-- start of Information shown --

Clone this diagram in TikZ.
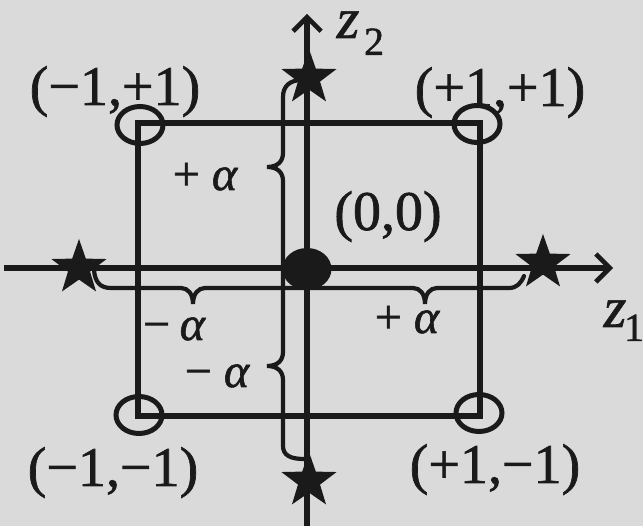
\documentclass[tikz,border=0pt]{standalone}
\usepackage{fontspec}
\setmainfont{Liberation Serif}
\usetikzlibrary{arrows.meta,shapes.geometric}
\definecolor{bg}{HTML}{DADADA}
\definecolor{ink}{HTML}{1A1A1A}
\tikzset{
  axisline/.style={draw=ink, line width=5.4pt, -{Straight Barb[length=14pt,width=28pt,line width=4.6pt]}},
  sqline/.style={draw=ink, line width=5.4pt, line join=miter},
  braceline/.style={draw=ink, line width=4.2pt, line cap=round},
  ring/.style={ellipse, draw=ink, line width=5pt, minimum width=46pt, minimum height=37pt, inner sep=0pt},
  centerdot/.style={ellipse, fill=ink, minimum width=49pt, minimum height=42pt, inner sep=0pt},
  starpt/.style={star, star points=5, star point ratio=2.5, fill=ink, minimum size=58pt, inner sep=0pt},
  biglbl/.style={text=ink, inner sep=0pt, anchor=base, font=\fontsize{56}{60}\selectfont\addfontfeatures{FakeBold=1.2}},
  alphalbl/.style={text=ink, inner sep=0pt, anchor=base, font=\fontsize{48}{52}\selectfont\addfontfeatures{FakeBold=1.2}},
  zlbl/.style={text=ink, inner sep=0pt, anchor=base, text height=27pt, text depth=0pt, font=\fontsize{58}{62}\selectfont\itshape\addfontfeatures{FakeBold=1.2}},
  sublbl/.style={text=ink, inner sep=0pt, anchor=base, text height=27pt, text depth=0pt, font=\fontsize{40}{44}\selectfont\addfontfeatures{FakeBold=1.2}},
}
\begin{document}
\begin{tikzpicture}[x=1pt,y=-1pt]
\fill[bg] (0,0) rectangle (643,526);
\useasboundingbox (0,0) rectangle (643,526);

% axes
\coordinate (xs) at (4,268);
\coordinate (xe) at (613,268);
\coordinate (ys) at (307,530);
\coordinate (ye) at (307,14);
\draw[axisline] (xs) -- (xe);
\draw[axisline] (ys) -- (ye);

% square
\coordinate (c1) at (138,123);
\coordinate (c2) at (480,123);
\coordinate (c3) at (480,416);
\coordinate (c4) at (138,416);
\draw[sqline] (c1) -- (c2) -- (c3) -- (c4) -- cycle;

% braces
\draw[braceline] (302,80) .. controls (290,80) and (283,86) .. (283,97)
  -- (283,153) .. controls (283,162) and (277,167) .. (267,167)
  .. controls (277,167) and (283,172) .. (283,181)
  -- (283,352) .. controls (283,361) and (277,366) .. (267,366)
  .. controls (277,366) and (283,371) .. (283,380)
  -- (283,446) .. controls (283,455) and (290,459) .. (304,459);
\draw[braceline] (94,270) .. controls (95,282) and (100,288) .. (111,288)
  -- (181,288) .. controls (188,288) and (193,294) .. (193,304)
  .. controls (193,294) and (198,288) .. (205,288)
  -- (413,288) .. controls (420,288) and (425,294) .. (425,304)
  .. controls (425,294) and (430,288) .. (437,288)
  -- (509,288) .. controls (517,288) and (521,283) .. (524,276);

% corner points
\node[ring] (r1) at (140,125) {};
\node[ring] (r2) at (477,124) {};
\node[ring] (r3) at (479,413) {};
\node[ring] (r4) at (139,415) {};

% center point
\node[centerdot] (cp) at (307,269) {};

% star points
\node[starpt] (st) at (309,78) {};
\node[starpt] (sb) at (309,481) {};
\node[starpt] (sl) at (79,268) {};
\node[starpt] (sr) at (543,263) {};

% labels
\node[biglbl] (lmp) at (115,105) {(−1,+1)};
\node[biglbl] (lpp) at (500,106) {(+1,+1)};
\node[biglbl] (lmm) at (113,486) {(−1,−1)};
\node[biglbl] (lpm) at (495,483) {(+1,−1)};
\node[biglbl] (l00) at (388,230) {(0,0)};

\node[alphalbl] (ap1) at (205,190) {+ {\itshape α}};
\node[alphalbl] (am1) at (174,340) {−\hspace{0.2em}{\itshape α}};
\node[alphalbl] (ap2) at (407,333) {+ {\itshape α}};
\node[alphalbl] (am2) at (217,387) {− {\itshape α}};

\node[zlbl] (z2) at (348,38) {z};
\node[sublbl] (z2i) at (374,55) {2};
\node[zlbl] (z1) at (615,327) {z};
\node[sublbl] (z1i) at (634,341) {1};
\end{tikzpicture}
\end{document}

-- end of Information shown --

## What is required
Go through the listing above and write it all out exactly, leaving out any picture.

## Solution
Clone this diagram in TikZ.
\documentclass[tikz,border=0pt]{standalone}
\usepackage{fontspec}
\setmainfont{Liberation Serif}
\usetikzlibrary{arrows.meta,shapes.geometric}
\definecolor{bg}{HTML}{DADADA}
\definecolor{ink}{HTML}{1A1A1A}
\tikzset{
  axisline/.style={draw=ink, line width=5.4pt, -{Straight Barb[length=14pt,width=28pt,line width=4.6pt]}},
  sqline/.style={draw=ink, line width=5.4pt, line join=miter},
  braceline/.style={draw=ink, line width=4.2pt, line cap=round},
  ring/.style={ellipse, draw=ink, line width=5pt, minimum width=46pt, minimum height=37pt, inner sep=0pt},
  centerdot/.style={ellipse, fill=ink, minimum width=49pt, minimum height=42pt, inner sep=0pt},
  starpt/.style={star, star points=5, star point ratio=2.5, fill=ink, minimum size=58pt, inner sep=0pt},
  biglbl/.style={text=ink, inner sep=0pt, anchor=base, font=\fontsize{56}{60}\selectfont\addfontfeatures{FakeBold=1.2}},
  alphalbl/.style={text=ink, inner sep=0pt, anchor=base, font=\fontsize{48}{52}\selectfont\addfontfeatures{FakeBold=1.2}},
  zlbl/.style={text=ink, inner sep=0pt, anchor=base, text height=27pt, text depth=0pt, font=\fontsize{58}{62}\selectfont\itshape\addfontfeatures{FakeBold=1.2}},
  sublbl/.style={text=ink, inner sep=0pt, anchor=base, text height=27pt, text depth=0pt, font=\fontsize{40}{44}\selectfont\addfontfeatures{FakeBold=1.2}},
}
\begin{document}
\begin{tikzpicture}[x=1pt,y=-1pt]
\fill[bg] (0,0) rectangle (643,526);
\useasboundingbox (0,0) rectangle (643,526);

% axes
\coordinate (xs) at (4,268);
\coordinate (xe) at (613,268);
\coordinate (ys) at (307,530);
\coordinate (ye) at (307,14);
\draw[axisline] (xs) -- (xe);
\draw[axisline] (ys) -- (ye);

% square
\coordinate (c1) at (138,123);
\coordinate (c2) at (480,123);
\coordinate (c3) at (480,416);
\coordinate (c4) at (138,416);
\draw[sqline] (c1) -- (c2) -- (c3) -- (c4) -- cycle;

% braces
\draw[braceline] (302,80) .. controls (290,80) and (283,86) .. (283,97)
  -- (283,153) .. controls (283,162) and (277,167) .. (267,167)
  .. controls (277,167) and (283,172) .. (283,181)
  -- (283,352) .. controls (283,361) and (277,366) .. (267,366)
  .. controls (277,366) and (283,371) .. (283,380)
  -- (283,446) .. controls (283,455) and (290,459) .. (304,459);
\draw[braceline] (94,270) .. controls (95,282) and (100,288) .. (111,288)
  -- (181,288) .. controls (188,288) and (193,294) .. (193,304)
  .. controls (193,294) and (198,288) .. (205,288)
  -- (413,288) .. controls (420,288) and (425,294) .. (425,304)
  .. controls (425,294) and (430,288) .. (437,288)
  -- (509,288) .. controls (517,288) and (521,283) .. (524,276);

% corner points
\node[ring] (r1) at (140,125) {};
\node[ring] (r2) at (477,124) {};
\node[ring] (r3) at (479,413) {};
\node[ring] (r4) at (139,415) {};

% center point
\node[centerdot] (cp) at (307,269) {};

% star points
\node[starpt] (st) at (309,78) {};
\node[starpt] (sb) at (309,481) {};
\node[starpt] (sl) at (79,268) {};
\node[starpt] (sr) at (543,263) {};

% labels
\node[biglbl] (lmp) at (115,105) {(−1,+1)};
\node[biglbl] (lpp) at (500,106) {(+1,+1)};
\node[biglbl] (lmm) at (113,486) {(−1,−1)};
\node[biglbl] (lpm) at (495,483) {(+1,−1)};
\node[biglbl] (l00) at (388,230) {(0,0)};

\node[alphalbl] (ap1) at (205,190) {+ {\itshape α}};
\node[alphalbl] (am1) at (174,340) {−\hspace{0.2em}{\itshape α}};
\node[alphalbl] (ap2) at (407,333) {+ {\itshape α}};
\node[alphalbl] (am2) at (217,387) {− {\itshape α}};

\node[zlbl] (z2) at (348,38) {z};
\node[sublbl] (z2i) at (374,55) {2};
\node[zlbl] (z1) at (615,327) {z};
\node[sublbl] (z1i) at (634,341) {1};
\end{tikzpicture}
\end{document}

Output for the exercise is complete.